Exercise requirements:
For this exercise, output only the lines between the "Rebuild this chart" line and the "var binWidth = 0.05;" line, both of them included, and skip all pictures.

===== Stored records =====

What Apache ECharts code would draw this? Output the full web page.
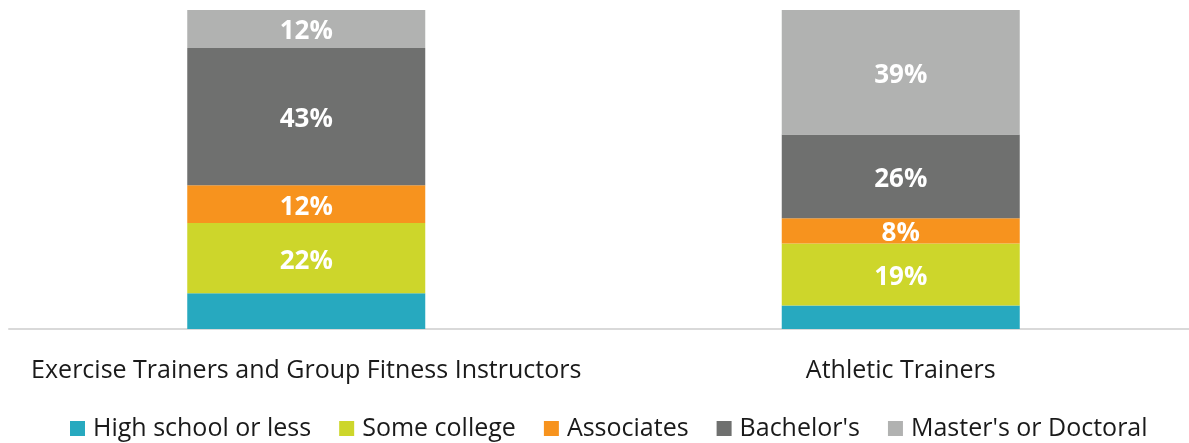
<!DOCTYPE html>
<html>
<head>
<meta charset="utf-8">
<script src="https://cdn.jsdelivr.net/npm/echarts@6/dist/echarts.min.js"></script>
<style>html,body{margin:0;padding:0;background:#fff}#c{width:1189px;height:443px}</style>
</head>
<body>
<div id="c"></div>
<script>
const categories = ['Exercise Trainers and Group Fitness Instructors', 'Athletic Trainers'];
const seriesNames = ['High school or less', 'Some college', 'Associates', "Bachelor's", "Master's or Doctoral"];
const highSchool = [11.2, 7.4];
const someCollege = [22.0, 19.4];
const associates = [11.9, 7.9];
const bachelors = [43.0, 26.3];
const masters = [11.9, 39.0];
const showLabel = [false, true, true, true, true];
const colors = ['#27A9BF', '#CDD62B', '#F7931E', '#6F706F', '#B1B2B1'];
const FONT = '"Open Sans", "Noto Sans", sans-serif';

const values = [highSchool, someCollege, associates, bachelors, masters];
const chart = echarts.init(document.getElementById('c'));
chart.setOption({
  animation: false,
  color: colors,
  textStyle: { fontFamily: FONT },
  grid: { left: 9, right: -9, top: 10, bottom: 114, containLabel: false, outerBoundsMode: 'none' },
  legend: {
    left: 65, top: 411,
    itemWidth: 15, itemHeight: 15, itemGap: 28,
    icon: 'rect',
    textStyle: { fontFamily: FONT, fontSize: 25, color: '#1a1a1a', padding: [0, 0, 0, 3] },
    data: seriesNames
  },
  xAxis: {
    type: 'category', data: categories,
    axisLine: { lineStyle: { color: '#D9D9D9', width: 2 } },
    axisTick: { show: false },
    axisLabel: { fontFamily: FONT, fontSize: 25, color: '#1a1a1a', margin: 29, interval: 0 }
  },
  yAxis: { type: 'value', min: 0, max: 100, show: false, splitLine: { show: false } },
  series: seriesNames.map((n, i) => ({
    name: n, type: 'bar', stack: 'total', barWidth: 238,
    data: values[i],
    label: {
      show: showLabel[i], position: 'inside', color: '#fff', offset: [0, 3],
      fontFamily: FONT, fontWeight: 'bold', fontSize: 26,
      formatter: p => Math.round(p.value) + '%'
    }
  }))
});
</script>
</body>
</html>
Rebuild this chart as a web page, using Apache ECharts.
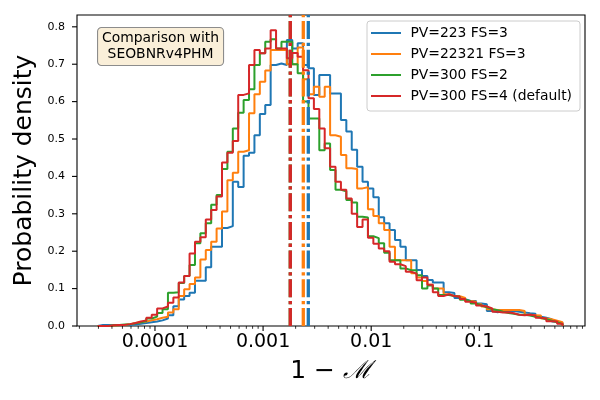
<!DOCTYPE html>
<html>
<head>
<meta charset="utf-8">
<script src="https://cdn.jsdelivr.net/npm/echarts@6/dist/echarts.min.js"></script>
<style>
html, body { margin: 0; background: #fff; }
#chart { width: 600px; height: 400px; }
</style>
</head>
<body>
<div id="chart"></div>
<script>
// series names / colours (matplotlib tab10)
var names = ['PV=223 FS=3', 'PV=22321 FS=3', 'PV=300 FS=2', 'PV=300 FS=4 (default)'];
var colors = ['#1f77b4', '#ff7f0e', '#2ca02c', '#d62728'];

// histogram bins are uniform in log10(1-M): edge k = binStart + k*binWidth
var binStart = -4.53;
var binWidth = 0.05;

// probability density per bin
var pv223 = [0.003, 0.003, 0.002, 0.002, 0.003, 0.003, 0.004, 0.006, 0.008, 0.01,
    0.012, 0.015, 0.02, 0.029, 0.053, 0.071, 0.08, 0.089, 0.121, 0.121,
    0.157, 0.212, 0.212, 0.262, 0.267, 0.386, 0.372, 0.455, 0.463, 0.51,
    0.567, 0.591, 0.698, 0.702, 0.698, 0.765, 0.742, 0.756, 0.698, 0.689,
    0.618, 0.671, 0.671, 0.622, 0.622, 0.551, 0.52, 0.471, 0.426, 0.386,
    0.368, 0.344, 0.291, 0.275, 0.257, 0.23, 0.212, 0.176, 0.176, 0.15,
    0.134, 0.123, 0.116, 0.116, 0.09, 0.088, 0.075, 0.072, 0.067, 0.067,
    0.06, 0.058, 0.04, 0.037, 0.04, 0.04, 0.04, 0.038, 0.036, 0.034,
    0.033, 0.025, 0.022, 0.018, 0.012, 0.008];
var pv22321 = [0, 0, 0.001, 0.002, 0.003, 0.005, 0.008, 0.01, 0.012, 0.015,
    0.018, 0.022, 0.025, 0.036, 0.045, 0.08, 0.098, 0.112, 0.13, 0.178,
    0.203, 0.225, 0.261, 0.306, 0.39, 0.41, 0.466, 0.47, 0.569, 0.62,
    0.653, 0.683, 0.738, 0.738, 0.738, 0.70, 0.70, 0.745, 0.66, 0.62,
    0.64, 0.613, 0.64, 0.51, 0.506, 0.457, 0.422, 0.42, 0.368, 0.371,
    0.312, 0.294, 0.275, 0.257, 0.212, 0.176, 0.176, 0.176, 0.141, 0.13,
    0.12, 0.11, 0.1, 0.1, 0.085, 0.08, 0.08, 0.075, 0.067, 0.065,
    0.058, 0.052, 0.045, 0.043, 0.043, 0.043, 0.043, 0.043, 0.04, 0.03,
    0.029, 0.028, 0.02, 0.018, 0.014, 0.01];
var fs2 = [0, 0, 0.002, 0.003, 0.004, 0.005, 0.007, 0.01, 0.013, 0.02,
    0.025, 0.035, 0.045, 0.089, 0.09, 0.115, 0.134, 0.163, 0.221, 0.248,
    0.275, 0.324, 0.35, 0.42, 0.466, 0.528, 0.57, 0.604, 0.633, 0.698,
    0.729, 0.76, 0.767, 0.742, 0.76, 0.76, 0.70, 0.676, 0.60, 0.555,
    0.555, 0.47, 0.488, 0.417, 0.364, 0.36, 0.337, 0.33, 0.292, 0.29,
    0.24, 0.235, 0.221, 0.196, 0.176, 0.176, 0.154, 0.149, 0.149, 0.136,
    0.1, 0.108, 0.1, 0.083, 0.083, 0.08, 0.078, 0.07, 0.066, 0.06,
    0.055, 0.05, 0.045, 0.042, 0.038, 0.035, 0.033, 0.03, 0.03, 0.028,
    0.025, 0.022, 0.018, 0.014, 0.01, 0.005];
var fs4 = [0, 0, 0.002, 0.003, 0.003, 0.005, 0.008, 0.012, 0.015, 0.022,
    0.03, 0.047, 0.052, 0.062, 0.076, 0.116, 0.134, 0.194, 0.225, 0.237,
    0.285, 0.31, 0.346, 0.437, 0.463, 0.495, 0.618, 0.622, 0.698, 0.738,
    0.729, 0.742, 0.791, 0.742, 0.742, 0.716, 0.73, 0.72, 0.684, 0.609,
    0.58, 0.528, 0.475, 0.426, 0.386, 0.364, 0.341, 0.30, 0.265, 0.285,
    0.236, 0.22, 0.207, 0.2, 0.172, 0.165, 0.16, 0.145, 0.14, 0.122,
    0.13, 0.11, 0.09, 0.08, 0.085, 0.08, 0.078, 0.072, 0.065, 0.062,
    0.055, 0.052, 0.047, 0.038, 0.036, 0.037, 0.034, 0.03, 0.029, 0.03,
    0.028, 0.022, 0.02, 0.013, 0.012, 0.006];
var hists = [pv223, pv22321, fs2, fs4];

// medians drawn as dash-dot vertical lines
var medians = [2.62e-3, 2.355e-3, 1.785e-3, 1.785e-3];

// axes
var xMin = 1.9e-5, xMax = 0.95;
var yMax = 0.8316;
var majorTicks = [1e-4, 1e-3, 1e-2, 1e-1];
var minorTicks = [2e-5, 3e-5, 4e-5, 5e-5, 6e-5, 7e-5, 8e-5, 9e-5,
    2e-4, 3e-4, 4e-4, 5e-4, 6e-4, 7e-4, 8e-4, 9e-4,
    2e-3, 3e-3, 4e-3, 5e-3, 6e-3, 7e-3, 8e-3, 9e-3,
    2e-2, 3e-2, 4e-2, 5e-2, 6e-2, 7e-2, 8e-2, 9e-2,
    0.2, 0.3, 0.4, 0.5, 0.6, 0.7, 0.8, 0.9];
var yTicks = [0, 0.1, 0.2, 0.3, 0.4, 0.5, 0.6, 0.7, 0.8];

var FONT = 'DejaVu Sans';

//把直方图高度变成阶梯折线的点
function stepPoints(h) {
    var pts = [[Math.pow(10, binStart), 0]];
    for (var k = 0; k < h.length; k++) {
        var a = Math.pow(10, binStart + k * binWidth);
        var b = Math.pow(10, binStart + (k + 1) * binWidth);
        pts.push([a, h[k]]);
        pts.push([b, h[k]]);
    }
    pts.push([Math.pow(10, binStart + h.length * binWidth), 0]);
    return pts;
}

var series = [];
hists.forEach(function (h, i) {
    series.push({
        name: names[i],
        type: 'line',
        data: stepPoints(h),
        symbol: 'none',
        lineStyle: {color: colors[i], width: 2},
        itemStyle: {color: colors[i]},
        z: 2 + i
    });
});
// 中位数竖线（从底到顶）
medians.forEach(function (m, i) {
    series.push({
        name: 'median ' + i,
        type: 'line',
        data: [[m, 0], [m, yMax]],
        symbol: 'none',
        silent: true,
        z: 10 + i,
        lineStyle: {color: colors[i], width: 3.3, type: [18, 3.7, 3.3, 3.7], cap: 'butt'}
    });
});

// tick marks (matplotlib style, outward)
var xTickData = majorTicks.map(function (v) { return [v, 0, 5, 1.1]; })
    .concat(minorTicks.map(function (v) { return [v, 0, 2.8, 0.8]; }));
var yTickData = yTicks.map(function (v) { return [xMin, v, 5, 1.1]; });
series.push({
    type: 'custom',
    silent: true,
    clip: false,
    z: 20,
    data: xTickData,
    renderItem: function (params, api) {
        var p = api.coord([api.value(0), 0]);
        return {
            type: 'line',
            shape: {x1: p[0], y1: p[1], x2: p[0], y2: p[1] + api.value(2)},
            style: {stroke: '#000', lineWidth: api.value(3)}
        };
    }
});
series.push({
    type: 'custom',
    silent: true,
    clip: false,
    z: 20,
    data: yTickData,
    renderItem: function (params, api) {
        var p = api.coord([xMin, api.value(1)]);
        return {
            type: 'line',
            shape: {x1: p[0], y1: p[1], x2: p[0] - api.value(2), y2: p[1]},
            style: {stroke: '#000', lineWidth: api.value(3)}
        };
    }
});

var myChart = echarts.init(document.getElementById('chart'));
myChart.setOption({
    animation: false,
    backgroundColor: '#fff',
    textStyle: {fontFamily: FONT},
    grid: {left: 77, right: 15, top: 15, bottom: 74, show: true, borderColor: '#000', borderWidth: 1.1},
    legend: {
        data: names,
        orient: 'vertical',
        left: 367,
        top: 21,
        padding: [4, 8, 7, 4],
        itemGap: 5,
        itemWidth: 30,
        itemHeight: 2,
        icon: 'rect',
        backgroundColor: 'rgba(255,255,255,0.8)',
        borderColor: '#cccccc',
        borderWidth: 1,
        borderRadius: 3,
        formatter: function (name) { return ' ' + name; },
        textStyle: {fontSize: 13.9, color: '#000', fontFamily: FONT, lineHeight: 16}
    },
    xAxis: {
        type: 'log',
        logBase: 10,
        min: xMin,
        max: xMax,
        name: '{n|1 − }{m|ℳ}',
        nameLocation: 'middle',
        nameGap: 33,
        nameTextStyle: {
            rich: {
                n: {fontSize: 25, fontFamily: FONT, color: '#000'},
                m: {fontSize: 25, fontFamily: 'DejaVu Serif', fontStyle: 'italic', color: '#000'}
            }
        },
        splitLine: {show: false},
        axisLine: {show: false},
        axisTick: {show: false},
        minorTick: {show: false},
        axisLabel: {
            showMinLabel: false,
            showMaxLabel: false,
            margin: 7,
            fontSize: 19,
            color: '#000',
            fontFamily: FONT,
            formatter: function (v) {
                var e = Math.log10(v);
                if (Math.abs(e - Math.round(e)) > 1e-6) return '';
                return String(Math.pow(10, Math.round(e)));
            }
        }
    },
    yAxis: {
        type: 'value',
        min: 0,
        max: yMax,
        interval: 0.1,
        name: 'Probability density',
        nameLocation: 'middle',
        nameRotate: 90,
        nameGap: 40,
        nameTextStyle: {fontSize: 25, color: '#000', fontFamily: FONT},
        splitLine: {show: false},
        axisLine: {show: false},
        axisTick: {show: false},
        axisLabel: {
            showMaxLabel: false,
            margin: 12,
            fontSize: 11,
            color: '#000',
            fontFamily: FONT,
            formatter: function (v) { return v.toFixed(1); }
        }
    },
    graphic: [{
        type: 'group',
        left: 97,
        top: 27,
        children: [{
            type: 'rect',
            shape: {x: 0, y: 0, width: 126, height: 38, r: 4},
            style: {fill: '#faefd9', stroke: '#8c8c8c', lineWidth: 1.1}
        }, {
            type: 'text',
            x: 63,
            y: 19,
            style: {
                text: 'Comparison with\nSEOBNRv4PHM',
                fontSize: 13.9,
                fontFamily: FONT,
                fill: '#000',
                align: 'center',
                verticalAlign: 'middle',
                lineHeight: 16
            }
        }]
    }],
    series: series
});
</script>
</body>
</html>
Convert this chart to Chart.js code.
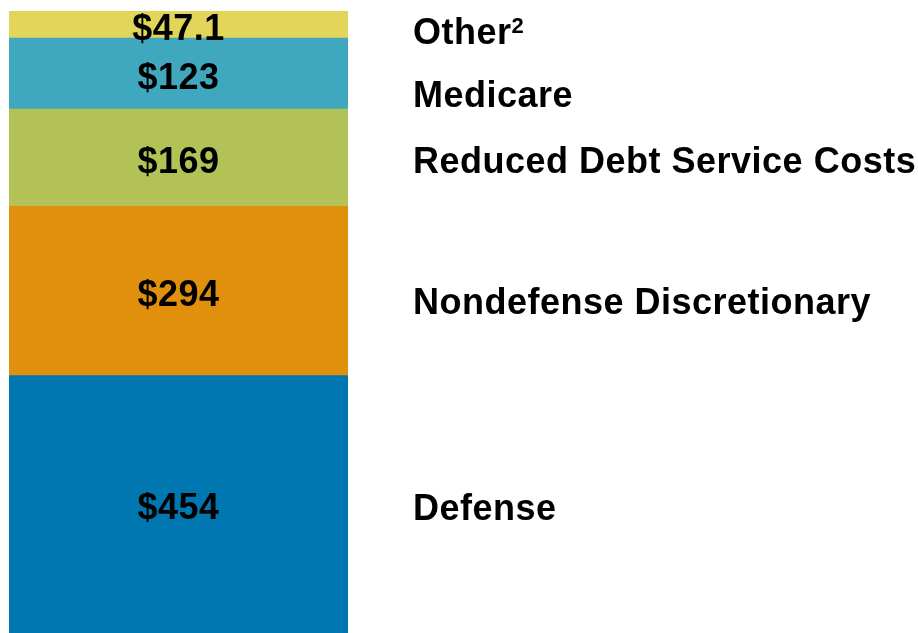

=====

Solution:
Rebuild this chart as a web page, using Apache ECharts.
<!DOCTYPE html>
<html>
<head>
<meta charset="utf-8">
<script src="https://cdn.jsdelivr.net/npm/echarts@6/dist/echarts.min.js"></script>
<style>
html, body { margin: 0; background: #fff; }
#chart { width: 600px; height: 400px; }
</style>
</head>
<body>
<div id="chart"></div>
<script>
// series names / colours (matplotlib tab10)
var names = ['PV=223 FS=3', 'PV=22321 FS=3', 'PV=300 FS=2', 'PV=300 FS=4 (default)'];
var colors = ['#1f77b4', '#ff7f0e', '#2ca02c', '#d62728'];

// histogram bins are uniform in log10(1-M): edge k = binStart + k*binWidth
var binStart = -4.53;
var binWidth = 0.05;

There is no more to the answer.